Disheartened by mixed FY 2022 budget outcomes, ALA predicts hard fight in FY 2023 for federal funding for libraries
For Immediate Release
Assistant Director, Communications
Public Policy and Advocacy
WASHINGTON—On March 11*, the president signed a reconciled budget for Fiscal Year (FY) 2022, which began on October 1, 2021. The Library Services and Technology Act, the only source of federal funding dedicated for America’s libraries, received flat funding at $197.4 million. The Innovative Approaches to Literacy program, the only source of federal funding dedicated to school libraries, received a modest $1 million increase, raising the program to $29 million.
ALA President Patty Wong said, “Like many other educational and public service institutions, ALA is disheartened by the final FY 2022 funding levels, especially compared with the increases proposed in both chambers earlier in the appropriations process. With inflation rising above seven percent, level funding is not enough for libraries to maintain current programming and facilities, let alone meet the ever-increasing demand for library services.
“Even though the emergency of the pandemic may have subsided, the needs of people emerging out of it persist. Over the past two years libraries in every context—school, public, academic and others—have filled in gaps that suddenly came into focus, such as access to broadband, digital technology and specialized services. Now is not the time to pull back federal funding for libraries and the dedicated library workers who face, eye to eye, the most pressing needs of Americans from all walks of life.
“We hope to hear good news from President Biden when he releases his FY 2023 budget. Whatever the direction taken by the administration, library advocates must work to inform our lawmakers as well as we inform our patrons of the vital role libraries play in strengthening communities. This disappointment is a wake-up call for library advocates: we can’t rest on past success, and we will have to work even harder to make our case in this competitive political climate.

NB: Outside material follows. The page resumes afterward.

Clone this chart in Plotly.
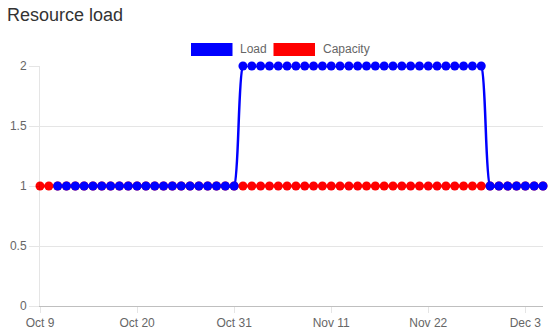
import pandas as pd
import plotly.graph_objects as go

# ---- data ----
capacity_dates = pd.date_range("2019-10-09", "2019-12-05", freq="D")
capacity_values = [
    1, 1, 1, 1, 1, 1, 1, 1, 1, 1, 1, 1, 1, 1, 1, 1, 1, 1, 1, 1,
    1, 1, 1, 1, 1, 1, 1, 1, 1, 1, 1, 1, 1, 1, 1, 1, 1, 1, 1, 1,
    1, 1, 1, 1, 1, 1, 1, 1, 1, 1, 1, 1, 1, 1, 1, 1, 1, 1,
]
load_dates = pd.date_range("2019-10-11", "2019-12-05", freq="D")
load_values = [
    1, 1, 1, 1, 1, 1, 1, 1, 1, 1, 1, 1, 1, 1, 1, 1, 1, 1, 1, 1, 1,
    2, 2, 2, 2, 2, 2, 2, 2, 2, 2, 2, 2, 2, 2, 2, 2, 2, 2, 2, 2, 2,
    2, 2, 2, 2, 2, 2, 2,
    1, 1, 1, 1, 1, 1, 1,
]
x_tick_vals = ["2019-10-09", "2019-10-20", "2019-10-31", "2019-11-11", "2019-11-22", "2019-12-03"]
x_tick_text = ["Oct 9", "Oct 20", "Oct 31", "Nov 11", "Nov 22", "Dec 3"]
y_tick_vals = [0, 0.5, 1, 1.5, 2]
y_tick_text = ["0", "0.5", "1", "1.5", "2"]

W, H = 559, 331
L, R, T, B = 40, 16, 66, 25
pw, ph = W - L - R, H - T - B

def px(x):
    return (x - L) / pw

def py(y):
    return (H - B - y) / ph

FONT = "Liberation Sans, Arial, sans-serif"
GRID = "rgba(0,0,0,0.1)"

fig = go.Figure()
fig.add_trace(go.Scatter(
    x=capacity_dates, y=capacity_values, name="Capacity", mode="lines+markers",
    line=dict(color="#ff0000", width=2.5, shape="spline", smoothing=0.5),
    marker=dict(color="#ff0000", size=9), cliponaxis=False, showlegend=False,
))
fig.add_trace(go.Scatter(
    x=load_dates, y=load_values, name="Load", mode="lines+markers",
    line=dict(color="#0000ff", width=2.5, shape="spline", smoothing=0.5),
    marker=dict(color="#0000ff", size=9), cliponaxis=False, showlegend=False,
))

# legend drawn manually (Chart.js style wide boxes)
legend_items = [("Load", "#0000ff", 191, 232.5, 238), ("Capacity", "#ff0000", 273.5, 315, 320.5)]
for label, col, bx0, bx1, tx in legend_items:
    fig.add_shape(type="rect", xref="paper", yref="paper",
                  x0=px(bx0), x1=px(bx1), y0=py(56), y1=py(43),
                  fillcolor=col, line=dict(width=0))
    fig.add_annotation(text=label, xref="paper", yref="paper", x=px(tx), y=py(49.5),
                       xanchor="left", yanchor="middle", showarrow=False,
                       font=dict(family=FONT, size=12, color="#666"))

fig.update_layout(
    width=W, height=H,
    margin=dict(l=L, r=R, t=T, b=B, pad=0),
    paper_bgcolor="white", plot_bgcolor="white",
    font=dict(family=FONT, size=12, color="#666"),
    title=dict(text="Resource load", x=7 / W, xref="container", xanchor="left",
               y=1 - 15 / H, yref="container", yanchor="middle",
               font=dict(family=FONT, size=18, color="#333")),
    showlegend=False,
)
fig.update_xaxes(
    range=["2019-10-09", "2019-12-05"], tickvals=x_tick_vals, ticktext=x_tick_text,
    showgrid=False, ticks="outside", ticklen=6, tickcolor=GRID,
    showline=True, linecolor="rgba(0,0,0,0.25)", linewidth=1,
    tickfont=dict(family=FONT, size=12, color="#666"), zeroline=False,
    automargin=False,
)
fig.update_yaxes(
    range=[0, 2], tickvals=y_tick_vals, ticktext=y_tick_text,
    showgrid=True, gridcolor=GRID, ticks="outside", ticklen=10, tickcolor=GRID,
    showline=True, linecolor=GRID, linewidth=1, zeroline=False,
    tickfont=dict(family=FONT, size=12, color="#666"), automargin=False,
)

fig.write_html("out.html")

“ALA is glad to see modest gains for library-eligible educational programs along with increases for the Library of Congress and other institutions. We will continue to bring awareness of federal funding opportunities for libraries and leverage those gains to make the case for library resources in FY 2023.”
Federal library-eligible programs that received gains include: Innovative Approaches to Literacy; Title II (Supporting Effective Instruction) and Title IV A (Student Support and Academic Enrichment), Education Department; Library of Congress; Government Publishing Office; National Library of Medicine; NEA and NEH. ALA has updated a master chart of library-related federal programs, which details the appropriations history since FY 2017.
Additional items of interest for libraries include nearly $35 million in congressionally directed spending (earmarks) for 31 specific library projects nationally, mostly addressing renovation and construction needs. The bill includes directions for the Department of Labor to develop a plan to provide resources and strengthen partnerships between public libraries and workforce development services through one-stop programs. The agreement also calls for $2,000,000 to create an information literacy task forcetasked with developing guidance, instructional materials and national strategies on information literacy (details to be released at a later time).
* On March 11, President Biden signed a continuing resolution. He signed the 2022 Consolidated Appropriations Act on March 15.